I post a lots of pics of handling bow staves, the stave is 50% of the bow:
split failed, cause of a big knot
This rowan is dedicated to become a deflex/reflex- flightbow, the deflex is naturally grown, the reflex at its ends will be enforced by heat- treating. For to succesfully split a smaller stave, debark it and mark the splitting line. Go for enough material: handle thickness about 11/2″, limbs thickness at least 3/4″. If the split will fail, stop it and use the bandsaw.
let´s try it again at the other end
progress in splitting- such great colours are coming up!
dangerrr- the split will cross the red line!
for to end up succesfully I´ve used the bandsaw to finish the split
Usually a twisted tree is easy to recognize, but some trees like rowan hide their growing. Lately while splitting them you´ll see what´s up. Trees with a thicker and rough bark like elm, black locust, osage, hawthorn, blackthorn tell you soon if they are twisted. Maple, cherry, whitebeam, rowan and plum are less kind, almost no signs of twist in their thinner bark.
missed splitting- this stave has twisted fibers
the twisted stave- firewood!
Black locust is one of the woods with long fibers, grown straight and knotfree it is a pleasure to split, a few blows and it is done…………………..
easy to split black locust- first split along the core
very straight black locust trunks- so easy to split
checking straightness of a stave- string a chord over it as a construction line
The string of a bow has more or less to cross the handle- section. The best case is the string lays towards the side where the arrow is shot off. So for to check the straightness of a bow stave use a chord and string it over the back- side of the stave. It is possible to make a bow with both limbs pointing in an opposite direction, the main thing is, that the string crosses the handle.

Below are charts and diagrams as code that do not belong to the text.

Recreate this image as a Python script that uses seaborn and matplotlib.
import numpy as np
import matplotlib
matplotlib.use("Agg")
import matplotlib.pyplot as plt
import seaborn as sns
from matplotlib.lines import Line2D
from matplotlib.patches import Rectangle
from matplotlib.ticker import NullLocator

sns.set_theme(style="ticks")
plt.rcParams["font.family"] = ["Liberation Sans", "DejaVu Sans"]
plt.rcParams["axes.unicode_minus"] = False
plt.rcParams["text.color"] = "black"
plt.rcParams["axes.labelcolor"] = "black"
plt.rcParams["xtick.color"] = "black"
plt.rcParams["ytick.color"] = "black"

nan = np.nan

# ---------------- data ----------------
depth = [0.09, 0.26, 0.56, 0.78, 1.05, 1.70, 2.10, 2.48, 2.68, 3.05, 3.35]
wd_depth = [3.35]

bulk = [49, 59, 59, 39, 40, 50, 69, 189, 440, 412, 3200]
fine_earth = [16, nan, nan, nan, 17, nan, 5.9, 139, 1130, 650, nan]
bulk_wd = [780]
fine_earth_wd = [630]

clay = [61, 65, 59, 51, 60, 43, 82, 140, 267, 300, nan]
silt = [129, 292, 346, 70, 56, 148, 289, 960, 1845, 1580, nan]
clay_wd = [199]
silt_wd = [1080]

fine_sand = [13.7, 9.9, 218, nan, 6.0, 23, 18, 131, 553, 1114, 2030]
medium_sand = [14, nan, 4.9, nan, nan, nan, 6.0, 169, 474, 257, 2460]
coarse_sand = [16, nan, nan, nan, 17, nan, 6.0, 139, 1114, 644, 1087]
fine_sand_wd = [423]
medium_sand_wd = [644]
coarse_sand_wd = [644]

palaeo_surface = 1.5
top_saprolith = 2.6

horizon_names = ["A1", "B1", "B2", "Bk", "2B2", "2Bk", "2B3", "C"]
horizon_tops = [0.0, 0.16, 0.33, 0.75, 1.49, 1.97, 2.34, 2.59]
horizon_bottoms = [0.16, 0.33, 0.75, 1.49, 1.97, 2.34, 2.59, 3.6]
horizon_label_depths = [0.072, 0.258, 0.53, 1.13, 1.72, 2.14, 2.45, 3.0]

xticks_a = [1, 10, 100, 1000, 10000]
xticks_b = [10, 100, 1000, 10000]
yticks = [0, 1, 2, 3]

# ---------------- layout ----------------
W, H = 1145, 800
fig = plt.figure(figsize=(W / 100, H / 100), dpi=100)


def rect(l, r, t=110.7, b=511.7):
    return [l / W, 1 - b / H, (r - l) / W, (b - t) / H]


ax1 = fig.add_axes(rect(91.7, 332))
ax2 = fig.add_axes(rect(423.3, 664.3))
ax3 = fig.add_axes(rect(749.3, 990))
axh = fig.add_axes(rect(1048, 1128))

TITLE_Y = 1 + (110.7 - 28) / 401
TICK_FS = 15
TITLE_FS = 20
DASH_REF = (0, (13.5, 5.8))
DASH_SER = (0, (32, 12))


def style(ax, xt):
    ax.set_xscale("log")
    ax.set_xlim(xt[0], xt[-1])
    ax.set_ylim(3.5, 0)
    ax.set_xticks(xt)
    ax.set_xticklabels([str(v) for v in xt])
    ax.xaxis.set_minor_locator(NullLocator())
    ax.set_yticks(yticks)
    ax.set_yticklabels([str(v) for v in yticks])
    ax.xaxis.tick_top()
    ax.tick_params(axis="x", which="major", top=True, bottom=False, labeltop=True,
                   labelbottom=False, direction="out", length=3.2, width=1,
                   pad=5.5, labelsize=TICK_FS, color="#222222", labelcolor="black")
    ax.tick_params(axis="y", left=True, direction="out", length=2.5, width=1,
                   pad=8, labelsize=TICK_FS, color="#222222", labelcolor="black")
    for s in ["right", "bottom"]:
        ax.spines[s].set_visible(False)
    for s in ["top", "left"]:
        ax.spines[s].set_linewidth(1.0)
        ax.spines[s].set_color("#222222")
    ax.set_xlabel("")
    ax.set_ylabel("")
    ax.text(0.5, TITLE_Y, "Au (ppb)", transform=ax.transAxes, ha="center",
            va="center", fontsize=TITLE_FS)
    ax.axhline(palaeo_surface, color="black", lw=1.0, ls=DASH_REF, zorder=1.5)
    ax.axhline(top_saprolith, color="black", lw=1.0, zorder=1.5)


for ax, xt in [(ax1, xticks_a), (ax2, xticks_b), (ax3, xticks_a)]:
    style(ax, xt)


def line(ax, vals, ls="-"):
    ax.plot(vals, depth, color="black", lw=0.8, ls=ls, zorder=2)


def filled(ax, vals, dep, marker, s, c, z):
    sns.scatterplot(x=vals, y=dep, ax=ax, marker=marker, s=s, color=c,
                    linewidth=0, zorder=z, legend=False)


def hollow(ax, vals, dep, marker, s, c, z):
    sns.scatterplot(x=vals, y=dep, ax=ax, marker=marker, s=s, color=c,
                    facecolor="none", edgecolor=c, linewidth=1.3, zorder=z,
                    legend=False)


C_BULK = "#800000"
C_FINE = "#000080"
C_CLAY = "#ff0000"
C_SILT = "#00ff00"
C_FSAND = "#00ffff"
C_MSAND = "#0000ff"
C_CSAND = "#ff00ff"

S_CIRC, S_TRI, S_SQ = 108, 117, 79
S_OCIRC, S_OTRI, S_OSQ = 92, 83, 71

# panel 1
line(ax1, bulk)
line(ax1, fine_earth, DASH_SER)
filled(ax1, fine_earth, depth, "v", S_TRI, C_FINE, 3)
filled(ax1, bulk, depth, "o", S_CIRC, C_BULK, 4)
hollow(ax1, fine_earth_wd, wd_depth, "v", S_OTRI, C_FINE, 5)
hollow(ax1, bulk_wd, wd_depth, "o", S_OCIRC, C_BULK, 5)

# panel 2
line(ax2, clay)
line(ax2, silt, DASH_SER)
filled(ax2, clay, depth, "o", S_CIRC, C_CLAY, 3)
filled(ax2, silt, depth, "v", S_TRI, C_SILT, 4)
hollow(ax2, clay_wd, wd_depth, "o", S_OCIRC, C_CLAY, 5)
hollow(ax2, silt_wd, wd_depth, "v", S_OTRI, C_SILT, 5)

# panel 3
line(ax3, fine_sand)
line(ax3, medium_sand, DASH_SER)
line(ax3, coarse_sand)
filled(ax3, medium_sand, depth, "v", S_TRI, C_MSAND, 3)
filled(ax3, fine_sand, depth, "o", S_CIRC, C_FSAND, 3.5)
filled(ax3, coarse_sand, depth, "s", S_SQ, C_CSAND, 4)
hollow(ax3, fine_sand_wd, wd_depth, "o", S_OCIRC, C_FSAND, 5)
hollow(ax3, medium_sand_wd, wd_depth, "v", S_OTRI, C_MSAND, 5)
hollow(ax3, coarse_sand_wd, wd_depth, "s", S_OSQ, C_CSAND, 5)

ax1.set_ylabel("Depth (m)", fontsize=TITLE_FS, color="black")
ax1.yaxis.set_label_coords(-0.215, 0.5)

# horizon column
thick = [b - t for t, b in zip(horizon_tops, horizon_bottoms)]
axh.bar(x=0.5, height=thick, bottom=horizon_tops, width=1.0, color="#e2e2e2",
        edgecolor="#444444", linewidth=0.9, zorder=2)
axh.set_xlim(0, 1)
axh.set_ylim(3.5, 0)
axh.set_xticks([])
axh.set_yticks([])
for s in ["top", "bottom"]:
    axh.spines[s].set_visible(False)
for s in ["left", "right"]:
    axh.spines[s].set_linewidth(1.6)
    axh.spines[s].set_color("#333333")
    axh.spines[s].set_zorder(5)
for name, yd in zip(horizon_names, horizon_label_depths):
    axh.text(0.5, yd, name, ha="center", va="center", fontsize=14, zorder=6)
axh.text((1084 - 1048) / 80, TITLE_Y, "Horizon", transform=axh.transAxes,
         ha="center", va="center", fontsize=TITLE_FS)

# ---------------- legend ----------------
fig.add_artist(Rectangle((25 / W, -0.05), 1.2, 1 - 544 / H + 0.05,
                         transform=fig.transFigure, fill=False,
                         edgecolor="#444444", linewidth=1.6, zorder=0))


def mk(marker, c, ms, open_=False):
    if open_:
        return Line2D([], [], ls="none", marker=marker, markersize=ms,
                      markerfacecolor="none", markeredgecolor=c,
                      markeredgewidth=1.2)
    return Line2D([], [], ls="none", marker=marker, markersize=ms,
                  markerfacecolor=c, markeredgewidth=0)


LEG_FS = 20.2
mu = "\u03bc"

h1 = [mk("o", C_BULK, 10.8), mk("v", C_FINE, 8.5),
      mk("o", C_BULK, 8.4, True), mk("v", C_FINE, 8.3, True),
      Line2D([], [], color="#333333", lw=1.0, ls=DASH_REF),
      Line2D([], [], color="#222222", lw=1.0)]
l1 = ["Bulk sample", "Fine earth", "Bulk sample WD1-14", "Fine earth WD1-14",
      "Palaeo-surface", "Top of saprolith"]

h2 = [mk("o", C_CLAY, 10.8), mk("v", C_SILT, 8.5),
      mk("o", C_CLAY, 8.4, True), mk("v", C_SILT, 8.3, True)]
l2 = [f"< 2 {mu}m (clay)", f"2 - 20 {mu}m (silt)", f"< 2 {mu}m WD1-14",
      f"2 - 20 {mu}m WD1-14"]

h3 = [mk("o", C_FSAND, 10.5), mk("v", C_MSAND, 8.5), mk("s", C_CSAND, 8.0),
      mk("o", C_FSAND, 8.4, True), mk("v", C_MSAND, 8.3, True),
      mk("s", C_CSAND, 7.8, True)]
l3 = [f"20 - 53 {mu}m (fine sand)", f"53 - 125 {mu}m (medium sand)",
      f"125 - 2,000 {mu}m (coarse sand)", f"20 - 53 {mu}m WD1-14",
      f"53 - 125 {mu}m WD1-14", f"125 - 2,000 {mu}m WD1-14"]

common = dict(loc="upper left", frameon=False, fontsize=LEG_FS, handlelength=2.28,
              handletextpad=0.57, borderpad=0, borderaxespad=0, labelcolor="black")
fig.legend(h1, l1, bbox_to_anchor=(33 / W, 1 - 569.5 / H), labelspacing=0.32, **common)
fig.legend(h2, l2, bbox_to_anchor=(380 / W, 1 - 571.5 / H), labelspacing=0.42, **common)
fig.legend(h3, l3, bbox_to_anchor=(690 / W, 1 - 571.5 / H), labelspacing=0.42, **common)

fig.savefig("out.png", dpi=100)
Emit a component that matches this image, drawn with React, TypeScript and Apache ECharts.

again checking construction line
There is the rowan from above again. I found this stave just cutted by the forest- ranger for to thin out a hiking trail. It has been rainy, the thicker end of the stave was covered with leaves and some other cutted smaller woods, great conditons for a rottening.
the rowan- there is a deflex/reflex- design inside
rottening has just begun- cause of water
I debarked the stave soon, splitted it, stored it at a breezy and dry place, rottening can´t cause any further damage. The bow will be made as a skinny tip design(holmegaard, mollegabet), so I´ll get by with this stave.
rottened- view at the cross- section
There is a whitebeam to split, a part of a real big tree. One side is to knotty, the other side is knotfree but somehow snaky, anyway a delicious to do bow. But due to the capablities of whitebeam as a bow wood and its beauty it´s very worth to do it.
splitting a whitebeam
progress in splitting the whitebeam
let´s go further.............
for the split the knotty end some blows from the other side are necessary
whitebeam splitted- one half is a deliciousn to do bow stave- the other half is firewood or will become a part of a new stairrail
One of the best rowan staves I´ve ever come across, one straight half, so easy to split.
splitting of a rowan
splitted rowan- one half is a great knot free stave- the other half is firewood
where is the bow?
The bow within this rowan sapling is in its knotfree slightly reflexed half, cause it is of a small diameter, I´ll not split it. The only knot is just in the center, at the bows belly- side at the handle, there is no bending.
finished- it took me an afternoon to get 1 whitebeam-, 3 rowan- and 9 black locust- staves
Bow staves Vol. 4 will be focused again on making bows of green wood.